If you are called for an interview for some reason, with proper preparation, you should not fear the adjustment of status interview, and it does not mean that your application for adjustment of status has been singled out for extra scrutiny. An immigration interview is a normal part of the process, allowing USCIS to confirm the information you have provided, and review all the facts with you present.

10. How to Ask USCIS to Expedite Processing the Age-Out Form I-485 Application

The backlog of Green Card applications for adjustment of status and applications for immigration visas in consular processing makes otherwise eligible applicants miss an opportunity to adjust due to "age-out" issues. Therefore, USCIS haa implemented a policy of allowing individuals who are about to age-out to have their cases expedited.

The applicants are going to age out must take steps to inform the USCIS or U.S. overseas consulates, and ask for expedited processing of the applications. Otherwise, they risk losing the benefit they are seeking.

A child applicant or beneficiary, who is seeking adjustment of status or applying for immigration visa and who will turn 21 years of age within the next 20 months, usually must do the following to expedite their petitions:

    * Place a cover sheet on the application that states in bold lettering "Attn: AGE OUT (Date of Birthday)" by using a bright color marker. It will make immigration officers or consular officers aware that it is an "Age Out" case;

    * After filing, if the petitioners or beneficiaries have not heard from the USCIS six months prior to the child's 21st birthday, please contact the USCIS or U.S. overseas consulate again;

    * If they have not received a notice for fingerprinting and adjustment appointment for the child, the petitioner or beneficiaries should contact the USCIS 60 days prior to the child's 21st birthday.

11. There Is Immigrant Visa Retrogression for My Country, Why are Immigrant Visa Numbers Retrogressed?

Some times, U.S. Department of States' (DOS) Visa Bulletin (https://travel.state.gov/content/travel/en/legal/visa-law0/visa-bulletin.html) may provide not good news in significant retrogression in several employment-based categories for some countries.

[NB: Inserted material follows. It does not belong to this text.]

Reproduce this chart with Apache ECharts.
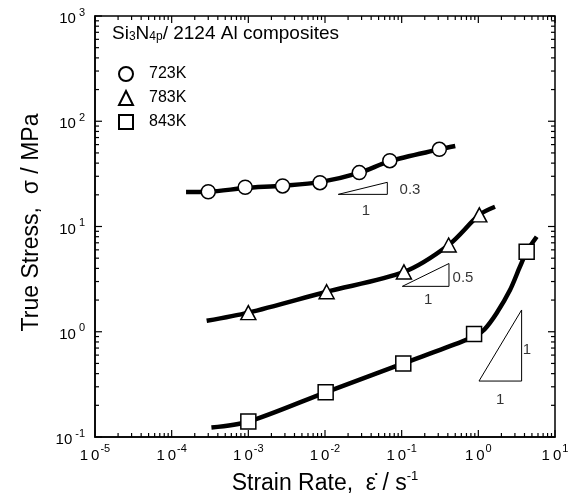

Whenever there is immigrant visa retrogression, a cutoff date that moves backwards in the monthly visa bulletin, it inevitably raises questions and concerns from foreign nationals with pending I-485 adjustment of status applications. The U.S. Department of State visa bulletin is responsible for estimating the expected usage of immigrant visa numbers in the various family and employment-based categories.

Normally, the immigrant visa numbers move forward at the start of the fiscal year, unless the DOS believes that the number of pending I-485 applications and immigrant visa cases in a particular category exceeds the immigrant visa numbers available for the coming fiscal year.

For a fiscal year, the DOS may determine that if it does not retrogress certain categories, such as EB2 India or EB2 China, all of the immigrant visa numbers would be used within a few weeks at the start of the fiscal year. This would violate the mandate of U.S. Congress regarding usage of immigrant visa numbers during the fiscal year. Therefore, the immigrant visa retrogression in these countries is needed.